The Edited Register is a record of the names and addresses of electors who have opted to have their details made publicly available. 'Electoral Registers - proposed changes to the Edited Register' seeks views on the recommendation in Dr Mark Walport and Richard Thomas's independent review of the use of personal information in the public and private sector that the Edited Register should be abolished.
Justice Minister, Michael Wills, said:
'There are strong opinions on the future of the Edited Register and before considering any changes we need to further understand the impact that this may have on different groups of people.
'The Government has noted Dr. Mark Walport and Richard Thomas's recommendation that the Edited Register should be abolished. But we also recognise that the edited version of the electoral register acts as a comprehensive list of names and addresses of use to businesses, organisations and individuals. This consultation will help us consider the potential impact of the changes proposed.'
The consultation seeks views on six proposed options. These are:
- abolish the Edited Register as soon as practicable.
- set a timescale or trigger point for abolition of the Edited Register.
- abolish the Edited Register as soon as practicable, but consider extending access to the full electoral register.
- retain the Edited Register, but impose restrictions in legislation on who can purchase it and for what purposes.
- replace the current provision on the Edited Register which enables electors to 'opt out' of being on it by ticking a box with an 'opt in' option.
- improve guidance for the public about the Edited Register.
The consultation closes on 23 February 2010.
Notes to editors
- Since 2002, two versions of the electoral register have existed: a full version and an edited version. The full register includes information such as the elector's number, name and address, which elections each elector is eligible to vote in, date of birth (if the person's 18th birthday falls within a year of the register being published), if a postal vote has been requested, and an indication after the election of whether a vote was cast. The full register is used only for elections, preventing and detecting crime and checking applications for credit.

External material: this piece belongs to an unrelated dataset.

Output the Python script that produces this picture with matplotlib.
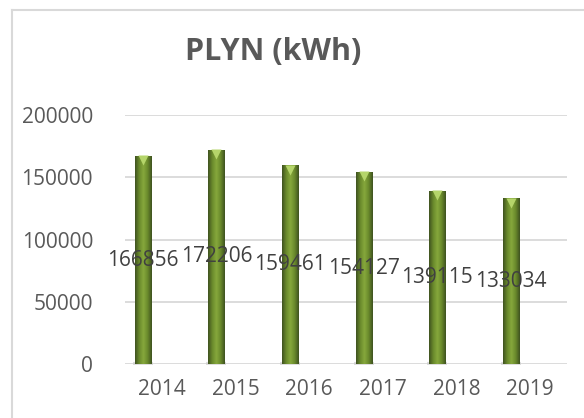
import matplotlib

matplotlib.use("Agg")
import matplotlib.pyplot as plt
import matplotlib.transforms as mtransforms
import numpy as np
from matplotlib.colors import LinearSegmentedColormap
from matplotlib.lines import Line2D

years = ["2014", "2015", "2016", "2017", "2018", "2019"]
gas_kwh = [166856, 172206, 159461, 154127, 139115, 133034]
y_ticks = [0, 50000, 100000, 150000, 200000]
title = "PLYN (kWh)"

W, H = 584, 418
fig = plt.figure(figsize=(W / 100, H / 100), dpi=100)
fig.patch.set_facecolor("white")

# chart area frame: only top and left edges are visible in the crop
frame = "#d9d9d9"
fig.add_artist(Line2D([12 / W, 12 / W], [0, 1 - 10 / H], color=frame, lw=1.5, transform=fig.transFigure))
fig.add_artist(Line2D([12 / W, 1], [1 - 10 / H, 1 - 10 / H], color=frame, lw=1.5, transform=fig.transFigure))

ax = fig.add_axes([125 / W, 1 - 364 / H, (567 - 125) / W, (364 - 115) / H])
ax.set_xlim(-0.5, len(years) - 0.5)
ax.set_ylim(0, 200000)
for s in ax.spines.values():
    s.set_visible(False)

ax.set_yticks(y_ticks)
ax.set_yticklabels([str(v) for v in y_ticks])
ax.set_xticks(range(len(years)))
ax.set_xticklabels(years)
ax.tick_params(length=0, labelsize=15, colors="#595959", pad=0)
ax.tick_params(axis="y", pad=23)
ax.tick_params(axis="x", pad=11)
for lab in ax.get_xticklabels() + ax.get_yticklabels():
    lab.set_fontfamily("Open Sans")

ax.yaxis.grid(True, color="#d9d9d9", lw=1.3)
ax.set_axisbelow(True)

# 3D-ish cylinders are drawn shifted left of the category centre
shift = -0.26
width = 0.22
xs = np.arange(len(years)) + shift
bars = ax.bar(xs, gas_kwh, width=width, color="#6b8a2e", zorder=2)

cmap = LinearSegmentedColormap.from_list("cyl", ["#3f5220", "#6a8a2c", "#86a83c", "#6a8a2c", "#3f5220"])
grad = np.linspace(0, 1, 64).reshape(1, -1)
cap_tr = mtransforms.offset_copy(ax.transData, fig=fig, x=0, y=-3, units="points")
for b in bars:
    im = ax.imshow(grad, cmap=cmap, aspect="auto", zorder=3,
                   extent=[b.get_x(), b.get_x() + b.get_width(), 0, b.get_height()])
    im.set_clip_path(b)
    ax.plot(b.get_x() + b.get_width() / 2, b.get_height(), marker="v", ms=7,
            color="#b5d56a", mec="none", zorder=4, transform=cap_tr)
    # soft shadow at the base
    ax.plot(b.get_x() + b.get_width() / 2, 0, marker="_", ms=14, mew=3,
            color="#c8c8c8", alpha=0.6, zorder=1)

for x, v in zip(xs, gas_kwh):
    ax.text(x, v / 2, str(v), ha="center", va="center", fontsize=15,
            color="#404040", family="Open Sans", zorder=5)

fig.text(273 / W, 1 - 52 / H, title, ha="center", va="center", fontsize=22,
         fontweight="bold", color="#595959", family="Open Sans")

fig.savefig("out.png", dpi=100)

The law clearly defines which organisations and individuals can obtain a copy of the full register and the purposes for which it can be used.
- In October 2007, the Prime Minster asked Dr Mark Walport and Richard Thomas to undertake an independent review of the use of personal information in the public and private sector. Recommendation 19 of this review recommends that the Edited Register should not be commercially available and that if it is not available for sale it would not serve any purpose and so should be abolished.